It's that time of year again. A time when those of us who are committed to achieving equality for women are reminded of the work left to do. That's because, this week, we recognize Equal Pay Day -- the day that marks how far into the new year women have to work to catch up with men's wages from the previous year. And this year, it falls just two months before the 50th anniversary of the Equal Pay Act.
Despite the Equal Pay Act and tremendous advances for women since it became law, women and families across the country still suffer from a punishing gender-based wage gap that results in thousands of dollars in lost income each year. According to a new analysis of U.S. Census Bureau data from the National Partnership for Women & Families, the wage gap persists in every corner of the country, in all 50 states and in the 50 largest metropolitan areas - with serious consequences for families and our economy.

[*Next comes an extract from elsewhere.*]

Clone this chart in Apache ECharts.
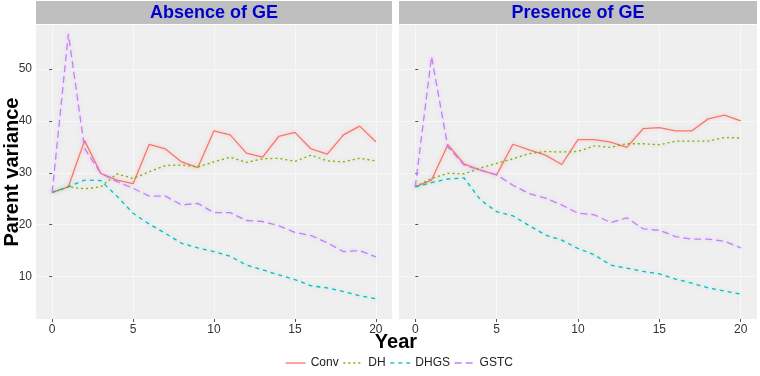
<!DOCTYPE html>
<html>
<head>
<meta charset="utf-8">
<script src="https://cdn.jsdelivr.net/npm/echarts@6/dist/echarts.min.js"></script>
<style>
  html, body { margin: 0; padding: 0; background: #fff; }
  #chart { width: 760px; height: 376px; }
</style>
</head>
<body>
<div id="chart"></div>
<script>
// years 0..20
const years = [0, 1, 2, 3, 4, 5, 6, 7, 8, 9, 10, 11, 12, 13, 14, 15, 16, 17, 18, 19, 20];
const panels = ["Absence of GE", "Presence of GE"];
const methods = ["Conv", "DH", "DHGS", "GSTC"];

// Absence of GE
const convAbs = [26.2, 27.3, 36.2, 29.9, 28.6, 27.9, 35.5, 34.6, 32.1, 31.0, 38.1, 37.3, 33.8, 33.0, 37.0, 37.8, 34.6, 33.6, 37.3, 39.0, 36.0];
const dhAbs = [26.2, 27.3, 26.9, 27.3, 29.8, 28.9, 30.2, 31.4, 31.5, 31.1, 32.1, 33.0, 32.0, 32.7, 32.8, 32.2, 33.4, 32.3, 32.1, 32.8, 32.3];
const dhgsAbs = [26.2, 27.3, 28.6, 28.5, 25.5, 22.2, 20.1, 18.3, 16.4, 15.5, 14.8, 13.9, 12.2, 11.3, 10.3, 9.4, 8.2, 7.8, 7.1, 6.3, 5.7];
const gstcAbs = [26.2, 56.8, 34.7, 29.9, 28.3, 27.0, 25.5, 25.5, 23.8, 24.1, 22.3, 22.3, 20.8, 20.6, 19.8, 18.5, 17.9, 16.5, 14.8, 15.0, 13.8];

// Presence of GE
const convPre = [27.3, 28.6, 35.4, 31.7, 30.5, 29.6, 35.5, 34.4, 33.4, 31.6, 36.4, 36.4, 35.9, 34.9, 38.5, 38.7, 38.1, 38.1, 40.4, 41.1, 40.0];
const dhPre = [27.3, 28.9, 29.9, 29.8, 30.9, 31.8, 32.7, 33.7, 34.1, 34.0, 34.1, 35.2, 34.9, 35.6, 35.6, 35.4, 36.1, 36.1, 36.1, 36.8, 36.7];
const dhgsPre = [27.3, 28.1, 28.8, 29.0, 24.8, 22.5, 21.7, 19.8, 18.0, 17.0, 15.4, 14.2, 12.2, 11.6, 11.0, 10.5, 9.5, 8.7, 7.8, 7.2, 6.6];
const gstcPre = [27.3, 52.4, 35.0, 31.5, 30.5, 29.6, 27.6, 26.0, 25.1, 23.8, 22.2, 21.9, 20.4, 21.3, 19.2, 18.9, 17.7, 17.2, 17.2, 16.8, 15.5];

const xTicks = [0, 5, 10, 15, 20];
const yTicks = [10, 20, 30, 40, 50];

const colors = ["#F8766D", "#7CAE00", "#00BFC4", "#C77CFF"];
const dashes = ["solid", [2, 3], [4, 4], [7, 4]];
const glow = ["rgba(248,118,109,0.35)", "rgba(124,174,0,0.3)", "rgba(0,191,196,0.3)", "rgba(199,124,255,0.35)"];

const dataByPanel = [
  [convAbs, dhAbs, dhgsAbs, gstcAbs],
  [convPre, dhPre, dhgsPre, gstcPre]
];

const chart = echarts.init(document.getElementById("chart"));

const grids = [
  { left: 36, top: 25, width: 356, height: 294 },
  { left: 399, top: 25, width: 358, height: 294 }
];

const xAxes = grids.map((g, i) => ({
  type: "value",
  gridIndex: i,
  min: -1,
  max: 21,
  axisLine: { show: false },
  axisTick: { show: true, customValues: xTicks, length: 3, lineStyle: { color: "#555" } },
  axisLabel: { customValues: xTicks, color: "#333", fontSize: 12, margin: 5, fontFamily: "Liberation Sans" },
  splitLine: { show: true, lineStyle: { color: "#f8f8f8", width: 1 } }
}));

const yAxes = grids.map((g, i) => ({
  type: "value",
  gridIndex: i,
  position: i === 0 ? "left" : "right",
  min: 1.8,
  max: 58.5,
  axisLine: { show: false },
  axisTick: { show: true, customValues: yTicks, length: 3, lineStyle: { color: "#555" } },
  axisLabel: { show: i === 0, customValues: yTicks, color: "#333", fontSize: 12, margin: 4, fontFamily: "Liberation Sans" },
  splitLine: { show: true, lineStyle: { color: "#f8f8f8", width: 1 } }
}));

const series = [];
dataByPanel.forEach((sets, p) => {
  sets.forEach((vals, m) => {
    series.push({
      name: methods[m],
      type: "line",
      xAxisIndex: p,
      yAxisIndex: p,
      data: years.map((y, k) => [y, vals[k]]),
      showSymbol: false,
      symbol: "none",
      color: colors[m],
      lineStyle: {
        width: 1.3,
        type: dashes[m],
        color: colors[m],
        shadowColor: glow[m],
        shadowBlur: 4
      },
      z: 3 + m
    });
  });
});

const option = {
  backgroundColor: "#ffffff",
  animation: false,
  textStyle: { fontFamily: "Liberation Sans" },
  grid: grids.map(g => Object.assign({ show: true, backgroundColor: "#efefef", borderWidth: 0, outerBoundsMode: "none", containLabel: false }, g)),
  xAxis: xAxes,
  yAxis: yAxes,
  legend: {
    data: methods,
    top: 352,
    left: 280,
    itemWidth: 20,
    itemHeight: 10,
    itemGap: 4,
    itemStyle: { opacity: 0 },
    lineStyle: { width: 1.3, shadowBlur: 0 },
    textStyle: { fontSize: 12, color: "#222", fontFamily: "Liberation Sans" }
  },
  graphic: [
    { type: "rect", shape: { x: 36, y: 1, width: 356, height: 23 }, style: { fill: "#bfbfbf" } },
    { type: "rect", shape: { x: 399, y: 1, width: 358, height: 23 }, style: { fill: "#bfbfbf" } },
    { type: "text", x: 214, y: 13, style: { text: panels[0], fill: "#0000cc", font: "bold 18px 'Liberation Sans'", textAlign: "center", textVerticalAlign: "middle" } },
    { type: "text", x: 578, y: 13, style: { text: panels[1], fill: "#0000cc", font: "bold 18px 'Liberation Sans'", textAlign: "center", textVerticalAlign: "middle" } },
    { type: "text", x: 396, y: 342, style: { text: "Year", fill: "#000", font: "bold 20px 'Liberation Sans'", textAlign: "center", textVerticalAlign: "middle" } },
    {
      type: "group",
      x: 12,
      y: 172,
      rotation: Math.PI / 2,
      children: [
        { type: "text", x: 0, y: 0, style: { text: "Parent variance", fill: "#000", font: "bold 20px 'Liberation Sans'", align: "center", verticalAlign: "middle" } }
      ]
    }
  ],
  series: series
};

chart.setOption(option);
</script>
</body>
</html>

The Seattle area has the dubious distinction of having the largest wage gap of the country's major metropolitan areas. Women there are paid just 73 cents for every dollar paid to men, which means they lose more than $16,000 annually due to the wage gap. On the opposite side of the country, in the world-class city of New York, women are still paid just 85 cents for every dollar paid to men, or more than $8,000 less each year. And our findings show the same punishing trend everywhere in between.
If you ask women what thousands of extra dollars each year would mean for them and their families, the effects of the wage gap become clear -- and they add up over time. Whether it's basic necessities like food, rent, mortgage payments and gas, or college and retirement savings, the wage gap has real costs and consequences for women, families, our communities and the economy.
According to our analysis, eliminating the wage gap would mean that women in San Francisco could buy food for an additional year and five months. Chicago's working women could afford more than 2,700 gallons of gas. And women employed full time in Boston could afford a year's worth of rent. These basic necessities are especially important for the more than 15 million U.S. households headed by women, 31 percent of which fall below the poverty line.
In a country that claims to value fairness and prides itself on giving everyone a real chance to provide for their families, we simply must take action to close the wage gap. Fortunately, there are champions and leaders in Congress who are ready to help do just that.
The Paycheck Fairness Act is modest, reasonable legislation that would go a long way toward eliminating the wage gap. It would strengthen the Equal Pay Act, prohibit employers from retaliating against employees who discuss salary information with their co-workers, help women fight discrimination, and establish stronger workplace protections for women. It has been introduced again this Congress, and it should be a priority for any lawmaker that values America's families and equality.
The Paycheck Fairness Act should pass this year. It has widespread public support and the nation is tired of partisan politics and special interests blocking the progress we need. As we await federal action, local and state lawmakers, too, can take action to close the wage gap.
And President Obama can do more. He has been a vocal supporter of fair pay and the Paycheck Fairness Act. But he also can -- and should -- set an example for the nation's employers by issuing an executive order that would ensure that federal contractors cannot retaliate against workers who discuss pay. That would help to ensure that taxpayer dollars are not used to support unlawful pay discrimination.
From Seattle to New York City -- and everywhere in between -- women and their families have been suffering for too long. This Equal Pay Day, as we prepare to recognize the 50th anniversary of the Equal Pay Act, let's remember how far we have to go to see real equality for women and press for progress. Action to advance fair pay is long overdue.